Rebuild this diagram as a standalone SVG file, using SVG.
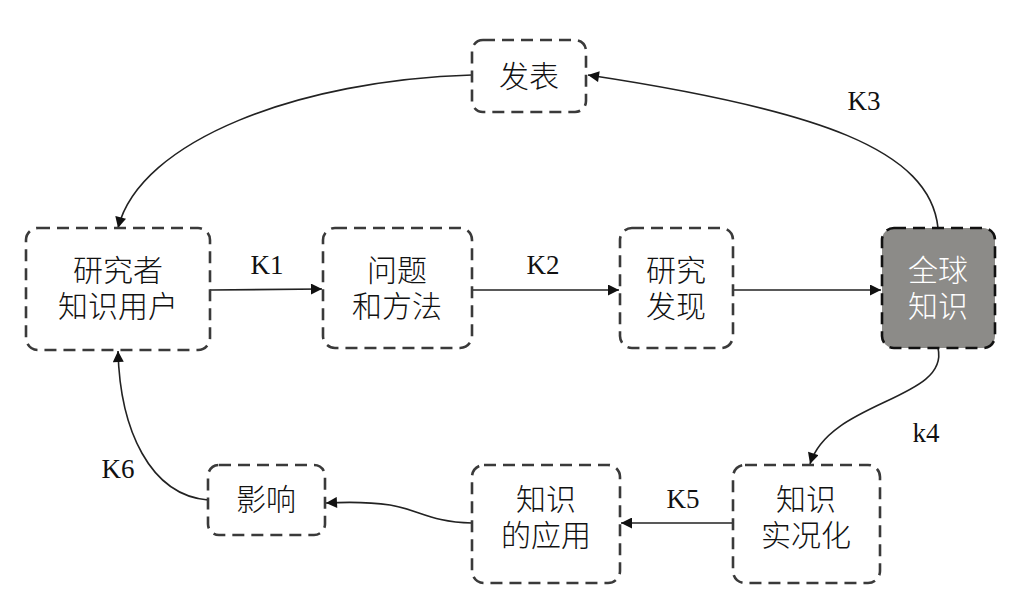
<svg xmlns="http://www.w3.org/2000/svg" width="1011" height="615" viewBox="0 0 1011 615">
<style>
.box{fill:#fff;stroke:#3a3a3a;stroke-width:2.6;stroke-dasharray:12 7}
.dark{fill:#8c8b88;stroke:#111;stroke-width:2.6;stroke-dasharray:12 7}
.t{font-family:"Liberation Serif","Noto Sans CJK SC",serif;font-size:30px;font-weight:300;fill:#111;text-anchor:middle}
.w{fill:#fff}
.k{font-family:"Liberation Serif",serif;font-size:27px;fill:#111;text-anchor:middle}
.c{fill:none;stroke:#222;stroke-width:1.6;marker-end:url(#a)}
</style>
<defs>
<marker id="a" viewBox="0 0 10 10" refX="10" refY="5" markerWidth="12" markerHeight="11" markerUnits="userSpaceOnUse" orient="auto"><path d="M0,0 L10,5 L0,10 z" fill="#111"/></marker>
</defs>
<rect width="1011" height="615" fill="#fff"/>
<g id="connectors">
<path class="c" d="M472,75 C300,80 140,140 118,228"/>
<path class="c" d="M938,228 C930,150 820,110 588,75"/>
<path class="c" d="M210,290 L322,289"/>
<path class="c" d="M472,290 L619,290"/>
<path class="c" d="M733,290 L881,290"/>
<path class="c" d="M938,348 C950,400 830,400 810,464"/>
<path class="c" d="M733,523 L621,523"/>
<path class="c" d="M472,523 C430,522 420,510 390,505 C370,502 345,502 326,503"/>
<path class="c" d="M208,500 C150,495 120,430 118,351"/>
</g>
<g id="n1"><rect class="box" x="472" y="40" width="114" height="72" rx="11"/><text class="t" x="529" y="87">发表</text></g>
<g id="n2"><rect class="box" x="26" y="228" width="184" height="122" rx="12"/><text class="t" x="118" y="281">研究者</text><text class="t" x="118" y="317">知识用户</text></g>
<g id="n3"><rect class="box" x="323" y="228" width="149" height="120" rx="12"/><text class="t" x="397" y="281">问题</text><text class="t" x="397" y="317">和方法</text></g>
<g id="n4"><rect class="box" x="620" y="228" width="113" height="120" rx="12"/><text class="t" x="676" y="281">研究</text><text class="t" x="676" y="317">发现</text></g>
<g id="n5"><rect class="dark" x="882" y="228" width="113" height="120" rx="12"/><text class="t w" x="938" y="281">全球</text><text class="t w" x="938" y="317">知识</text></g>
<g id="n6"><rect class="box" x="733" y="465" width="147" height="118" rx="12"/><text class="t" x="806" y="510">知识</text><text class="t" x="806" y="546">实况化</text></g>
<g id="n7"><rect class="box" x="472" y="465" width="148" height="118" rx="12"/><text class="t" x="546" y="510">知识</text><text class="t" x="546" y="546">的应用</text></g>
<g id="n8"><rect class="box" x="208" y="465" width="117" height="70" rx="11"/><text class="t" x="266" y="510">影响</text></g>
<g id="labels">
<text class="k" x="267" y="274">K1</text>
<text class="k" x="543" y="274">K2</text>
<text class="k" x="864" y="110">K3</text>
<text class="k" x="926" y="442">k4</text>
<text class="k" x="683" y="508">K5</text>
<text class="k" x="118" y="478">K6</text>
</g>
</svg>
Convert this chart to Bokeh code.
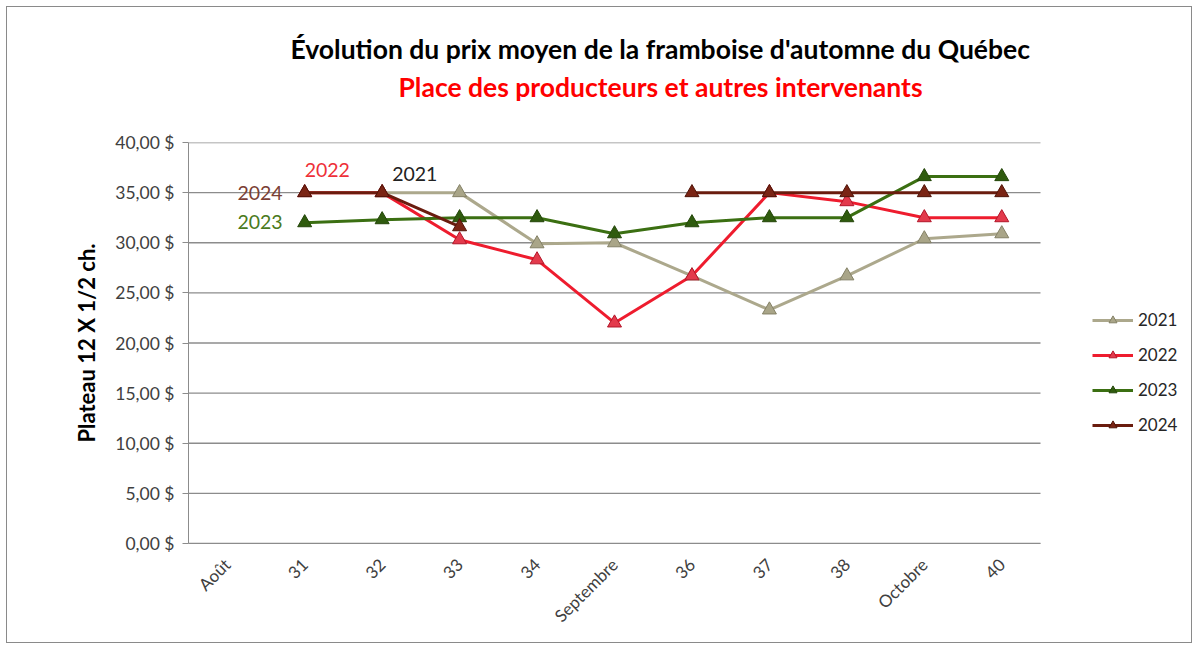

• [Short problem] Repeat every record precisely. Any picture among them stays out of the copy.

• [Worked solution]
Rebuild this diagram as a standalone SVG file, using SVG.
<svg xmlns="http://www.w3.org/2000/svg" width="1011" height="615" viewBox="0 0 1011 615">
<style>
.box{fill:#fff;stroke:#3a3a3a;stroke-width:2.6;stroke-dasharray:12 7}
.dark{fill:#8c8b88;stroke:#111;stroke-width:2.6;stroke-dasharray:12 7}
.t{font-family:"Liberation Serif","Noto Sans CJK SC",serif;font-size:30px;font-weight:300;fill:#111;text-anchor:middle}
.w{fill:#fff}
.k{font-family:"Liberation Serif",serif;font-size:27px;fill:#111;text-anchor:middle}
.c{fill:none;stroke:#222;stroke-width:1.6;marker-end:url(#a)}
</style>
<defs>
<marker id="a" viewBox="0 0 10 10" refX="10" refY="5" markerWidth="12" markerHeight="11" markerUnits="userSpaceOnUse" orient="auto"><path d="M0,0 L10,5 L0,10 z" fill="#111"/></marker>
</defs>
<rect width="1011" height="615" fill="#fff"/>
<g id="connectors">
<path class="c" d="M472,75 C300,80 140,140 118,228"/>
<path class="c" d="M938,228 C930,150 820,110 588,75"/>
<path class="c" d="M210,290 L322,289"/>
<path class="c" d="M472,290 L619,290"/>
<path class="c" d="M733,290 L881,290"/>
<path class="c" d="M938,348 C950,400 830,400 810,464"/>
<path class="c" d="M733,523 L621,523"/>
<path class="c" d="M472,523 C430,522 420,510 390,505 C370,502 345,502 326,503"/>
<path class="c" d="M208,500 C150,495 120,430 118,351"/>
</g>
<g id="n1"><rect class="box" x="472" y="40" width="114" height="72" rx="11"/><text class="t" x="529" y="87">发表</text></g>
<g id="n2"><rect class="box" x="26" y="228" width="184" height="122" rx="12"/><text class="t" x="118" y="281">研究者</text><text class="t" x="118" y="317">知识用户</text></g>
<g id="n3"><rect class="box" x="323" y="228" width="149" height="120" rx="12"/><text class="t" x="397" y="281">问题</text><text class="t" x="397" y="317">和方法</text></g>
<g id="n4"><rect class="box" x="620" y="228" width="113" height="120" rx="12"/><text class="t" x="676" y="281">研究</text><text class="t" x="676" y="317">发现</text></g>
<g id="n5"><rect class="dark" x="882" y="228" width="113" height="120" rx="12"/><text class="t w" x="938" y="281">全球</text><text class="t w" x="938" y="317">知识</text></g>
<g id="n6"><rect class="box" x="733" y="465" width="147" height="118" rx="12"/><text class="t" x="806" y="510">知识</text><text class="t" x="806" y="546">实况化</text></g>
<g id="n7"><rect class="box" x="472" y="465" width="148" height="118" rx="12"/><text class="t" x="546" y="510">知识</text><text class="t" x="546" y="546">的应用</text></g>
<g id="n8"><rect class="box" x="208" y="465" width="117" height="70" rx="11"/><text class="t" x="266" y="510">影响</text></g>
<g id="labels">
<text class="k" x="267" y="274">K1</text>
<text class="k" x="543" y="274">K2</text>
<text class="k" x="864" y="110">K3</text>
<text class="k" x="926" y="442">k4</text>
<text class="k" x="683" y="508">K5</text>
<text class="k" x="118" y="478">K6</text>
</g>
</svg>
Convert this chart to Bokeh code.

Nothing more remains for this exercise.